Cured is co-owned by Will Frischkorn and Coral Ferguson, a soon-to-be-married pair whose passion for their project is evident. Their descriptions of the lavender- and coffee-rubbed cheddar-style cheese they will be serving in their shop and the prosciutto they will be slicing from one of the five legs of meat hanging behind their cheese bar are mouthwatering.

Frischkorn and Ferguson draw their inspiration from the years they spent living in Spain.

“We got used to a certain way of shopping,” says Ferguson. “Daily rounds to the local markets, developing a repertoire with the people in the shops, finding a personal connection to food. We’re trying to bring that culture here.”

“Often you go to a restaurant and have a great meal, but struggle to find the ingredients to make something similar at home,” adds Frischkorn. “We want to provide people the place to find those.”

After months of planning, tasting and driving 10,000 miles across the country to find the best cheese makers and mongers, Frischkorn and Ferguson are anxious to reveal the products they have chosen.

More than 80 percent of the meats and cheeses are American, and many of the cheeses are not currently available in Colorado. Some, like those from a small farm on Vashon Island, Wash., are not available beyond their local farmers’ markets.

The most frequently used words by Frischkorn and Ferguson when describing the offerings at Cured are “fun,” “exciting” and “value-oriented.”

The wine selection is certainly exciting and value-oriented, with 60 selections under $30 and 45 selections under $20, all chosen by Frischkorn and Ferguson with taste and pairing potentials in mind.

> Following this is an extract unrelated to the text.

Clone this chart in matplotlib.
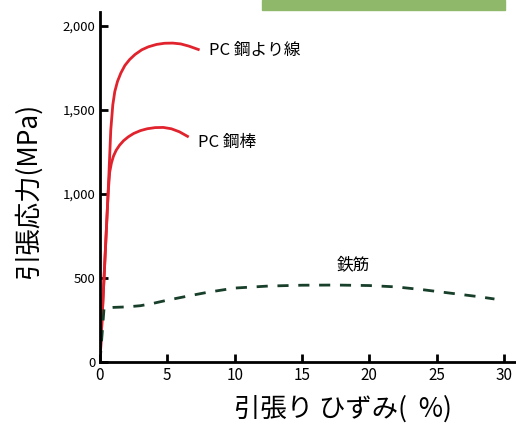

Using this base of carefully selected wines, the couple plans to offer wine, cheese and pairing classes several times a month.

“We want to make a huge push towards education,” says Ferguson. “We want the classes to be engaging, to teach people the fun parts of eating.”

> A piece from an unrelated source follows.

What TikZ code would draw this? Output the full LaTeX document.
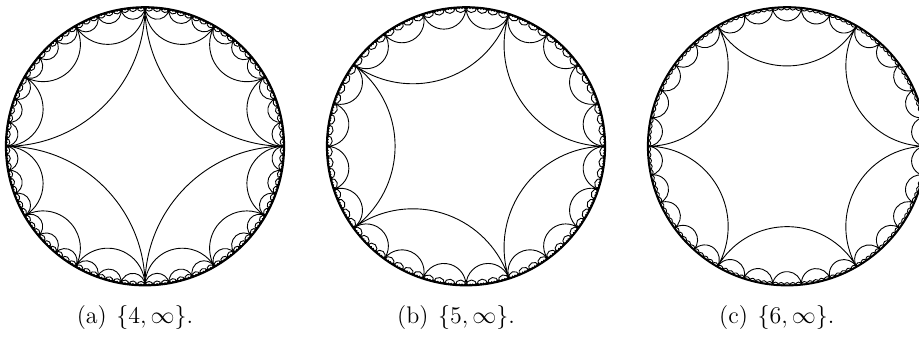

Frischkorn and Ferguson have also made an effort to bring Colorado talent into their shop. All beers and spirits offered at Cured are from Colorado distilleries and breweries, like Avery and Upslope.

One of the more engaging ideas coming out of the shop is the completely compostable picnic box. The boxes will be filled with cheese, meat, greens and a bottle of wine, all selected for their complementary flavors. Crayons will also be included, so that customers can decorate the color-by-number pictures displayed on each box. Customers will be able to pick a pre-made box, fill an empty one with their own choices, or choose an empty box with a Cured gift card for an interactive present.

The creativity behind the idea extends beyond the food at Cured. The branding, design and website creation for Cured were completed by Ferguson, who has a background in graphic design. The hardwood floors in the shop were laid, sanded and polished by Frischkorn. Finally, every single card, tag and branded item was hand-stamped by Frischkorn and Ferguson — a tedious task, but one that adds a touch of care and attention to the space.

The shop will also include a small bar with limited seating where patrons can enjoy fresh meats and cheeses while perusing a collection of books. The books will follow the themes of cheese, wine and meats, but will also feature works that resonate with the couple.

Visitors to Cured will also have a chance to stop by Boxcar Roasters, a local coffee-roasting company sharing the space. Boxcar patrons can try the coffee roasted on site and buy their favorite beans, leaving with an education on how to brew them for the best taste. The owners of the two establishments are also considering doing coffee and cheese pairings in the future.

The careful selection of cheeses, wines and accoutrements, such as preserves, vinegars, salts and pickles, have given the couple an extensive knowledge of their products, which helps customers identify perfectly paired foods and drink.

“We want to develop a relationship with the neighborhood,” says Frischkorn. “It’s great walking into a shop and buying food from a friendly face, a person you know.”